I was still terrified. When I came home from work... I stayed in my truck a few minutes. I had driven home slowly. I stood in the garage for a few minutes. I stood outside the door a few minutes more. I walked into the house scared to death. The house was clean and my wife had gone shopping. I had the fleeting feeling of "Dang, this doesn't happen for me"... jealousy in an instant, but it drifted away as I thought, "yeah, she did when we were first together"... I thought g#2 was there... and I trembled as I turned the corners in my house half expecting that my wife and her would be naked and making out... but it turned out she wasn't... just my number one goddess. I breathed a huge sigh of relief. But she was coming...

We spent a fairly sweet evening together... I was extremely nervous. Not knowing what to do... but just tried to talk and hang out like normal. Then my wife suggested that we watch a movie in bed.

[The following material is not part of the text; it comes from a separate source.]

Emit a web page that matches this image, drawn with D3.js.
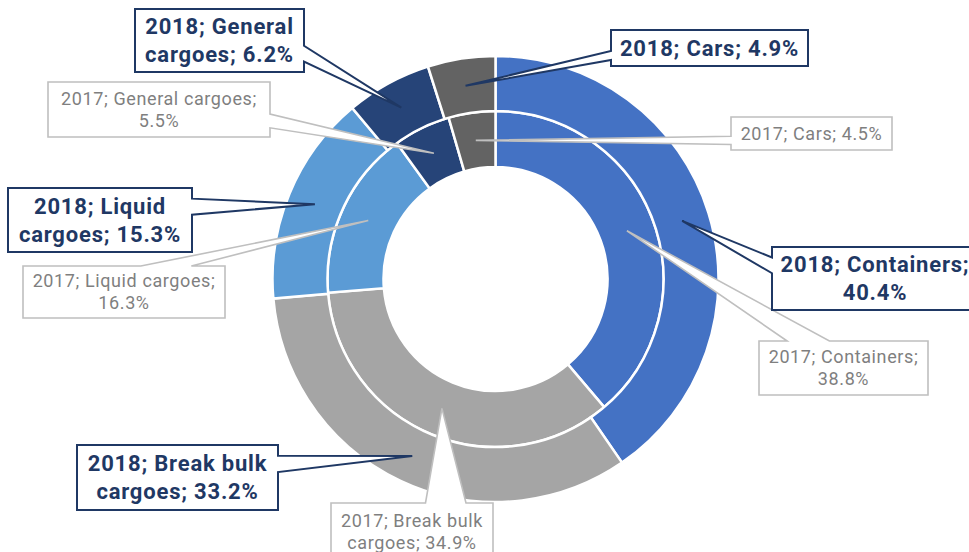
<!DOCTYPE html>
<html>
<head>
<meta charset="utf-8">
<title>Cargo structure 2017 / 2018</title>
<script src="https://d3js.org/d3.v7.min.js"></script>
<style>
    body { margin: 0; background: #fff; }
    svg { display: block; }
    .lbl18 { font-family: Roboto, sans-serif; font-size: 22px; font-weight: 700; fill: #1f3864; letter-spacing: 0.8px; }
    .lbl17 { font-family: Roboto, sans-serif; font-size: 18px; font-weight: 400; fill: #7f7f7f; letter-spacing: 0.6px; }
</style>
</head>
<body>
<div id="chart"></div>
<script>
// data
let categories = ["Containers", "Break bulk cargoes", "Liquid cargoes", "General cargoes", "Cars"];
let values2018 = [40.4, 33.2, 15.3, 6.2, 4.9];
let values2017 = [38.8, 34.9, 16.3, 5.5, 4.5];
let colors = ["#4472c4", "#a5a5a5", "#5b9bd5", "#264478", "#636363"];

// label boxes (callout positions) and how many words go on the first line
let boxes2018 = [
    {x: 772, y: 247, w: 206, h: 63, split: 2},
    {x: 77,  y: 445, w: 201, h: 65, split: 3},
    {x: 8,   y: 188, w: 184, h: 64, split: 2},
    {x: 135, y: 9,   w: 169, h: 63, split: 2},
    {x: 611, y: 30,  w: 197, h: 36, split: 0}
];
let boxes2017 = [
    {x: 759, y: 341, w: 169, h: 54, split: 2},
    {x: 331, y: 503, w: 162, h: 58, split: 3},
    {x: 23,  y: 266, w: 202, h: 52, split: 3},
    {x: 48,  y: 82,  w: 222, h: 55, split: 3},
    {x: 731, y: 117, w: 161, h: 33, split: 0}
];

let width = 969, height = 552;
let cx = 495.5, cy = 279;
let rHole = 112, rMid = 168, rOuter = 223;

let svg = d3.select("#chart").append("svg")
    .attr("width", width).attr("height", height);

let pie = d3.pie().sort(null).value(d => d);

let arcInner = d3.arc().innerRadius(rHole).outerRadius(rMid);
let arcOuter = d3.arc().innerRadius(rMid).outerRadius(rOuter);

let g = svg.append("g").attr("transform", "translate(" + cx + "," + cy + ")");

let arcs2017 = pie(values2017);
let arcs2018 = pie(values2018);

g.selectAll("path.inner").data(arcs2017).join("path")
    .attr("class", "inner")
    .attr("d", arcInner)
    .attr("fill", (d, i) => colors[i])
    .attr("stroke", "#fff").attr("stroke-width", 2.5);

g.selectAll("path.outer").data(arcs2018).join("path")
    .attr("class", "outer")
    .attr("d", arcOuter)
    .attr("fill", (d, i) => colors[i])
    .attr("stroke", "#fff").attr("stroke-width", 2.5);

// callout shape: rectangle with a wedge pointing at (tx,ty)
function calloutPath(b, tx, ty) {
    let x0 = b.x, y0 = b.y, x1 = b.x + b.w, y1 = b.y + b.h;
    let mx = b.x + b.w / 2, my = b.y + b.h / 2;
    let dx = tx - mx, dy = ty - my;
    let pts;
    if (Math.abs(dx) / b.w > Math.abs(dy) / b.h) {
        // wedge on left or right side
        let fa = dy < 0 ? 2 / 12 : 7 / 12, fb = dy < 0 ? 5 / 12 : 10 / 12;
        let ya = y0 + b.h * fa, yb = y0 + b.h * fb;
        if (dx > 0) {
            pts = [[x0, y0], [x1, y0], [x1, ya], [tx, ty], [x1, yb], [x1, y1], [x0, y1]];
        } else {
            pts = [[x0, y0], [x1, y0], [x1, y1], [x0, y1], [x0, yb], [tx, ty], [x0, ya]];
        }
    } else {
        let fa = dx < 0 ? 2 / 12 : 7 / 12, fb = dx < 0 ? 5 / 12 : 10 / 12;
        let xa = x0 + b.w * fa, xb = x0 + b.w * fb;
        if (dy < 0) {
            pts = [[x0, y0], [xa, y0], [tx, ty], [xb, y0], [x1, y0], [x1, y1], [x0, y1]];
        } else {
            pts = [[x0, y0], [x1, y0], [x1, y1], [xb, y1], [tx, ty], [xa, y1], [x0, y1]];
        }
    }
    return "M" + pts.map(p => p[0] + "," + p[1]).join("L") + "Z";
}

function drawLabels(year, arcs, values, boxes, arcGen, cls, stroke, strokeW, lh) {
    arcs.forEach((a, i) => {
        let b = boxes[i];
        let c = arcGen.centroid(a);
        let tx = cx + c[0], ty = cy + c[1];
        let words = (year + "; " + categories[i] + "; " + values[i].toFixed(1) + "%").split(" ");
        let lines = b.split > 0 && b.split < words.length
            ? [words.slice(0, b.split).join(" "), words.slice(b.split).join(" ")]
            : [words.join(" ")];

        let lg = svg.append("g");
        lg.append("path")
            .attr("d", calloutPath(b, tx, ty))
            .attr("fill", "#fff")
            .attr("stroke", stroke).attr("stroke-width", strokeW)
            .attr("stroke-linejoin", "miter");

        let midY = b.y + b.h / 2;
        lg.selectAll("text").data(lines).join("text")
            .attr("class", cls)
            .attr("x", b.x + b.w / 2)
            .attr("y", (d, k) => midY + (k - (lines.length - 1) / 2) * lh)
            .attr("dy", "0.35em")
            .attr("text-anchor", "middle")
            .text(d => d);
    });
}

drawLabels(2017, arcs2017, values2017, boxes2017, arcInner, "lbl17", "#bfbfbf", 1.6, 22);
drawLabels(2018, arcs2018, values2018, boxes2018, arcOuter, "lbl18", "#1f3864", 2, 28);
</script>
</body>
</html>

We all got ready for bed and my wife had gotten g#2 a toothbrush... all three of us actually. We got sort of normally ready for bed with this new presence in our bedroom. We set up the laptop and started up the Beatles' "Help" which is an awesome movie if your a Beatles' fan. My wife and g#2 cuddled together on one side of our king sized bed, and I sat completely bottled up on the other side... not knowing what to do and feeling like I was going to spontaneously combust... feeling left out. They had already "gone there" in my mind... and I didn't know where I fit in. I laid there making myself as small as I could during the whole movie. They cuddled and kissed and thought I was asleep, but I didn't sleep at all. My heart was racing and I was on the verge of tears.

Then the movie ended... I got up to put the laptop away. And then we talked some more... I told them that I hadn't slept at all. And then my wife did something. She said "Can we just all be together and cuddle without the expectation of sex?" This was a huge sigh of relief to me. We took turns being in the middle and being loved and kissed upon. I think I was the last to go in the middle but I didn't really remember. Somewhere in that, g#2 and I started into making out... I started feeling her up, and found her so very responsive to my touch.... I found her dripping wet with excitement... and we moved to that next level. I brought her to ecstasy and then she hopped up on top of me... with my wife sort of just kissing on each of us and letting us do our thing. Voila, sex with woman #4 in my life.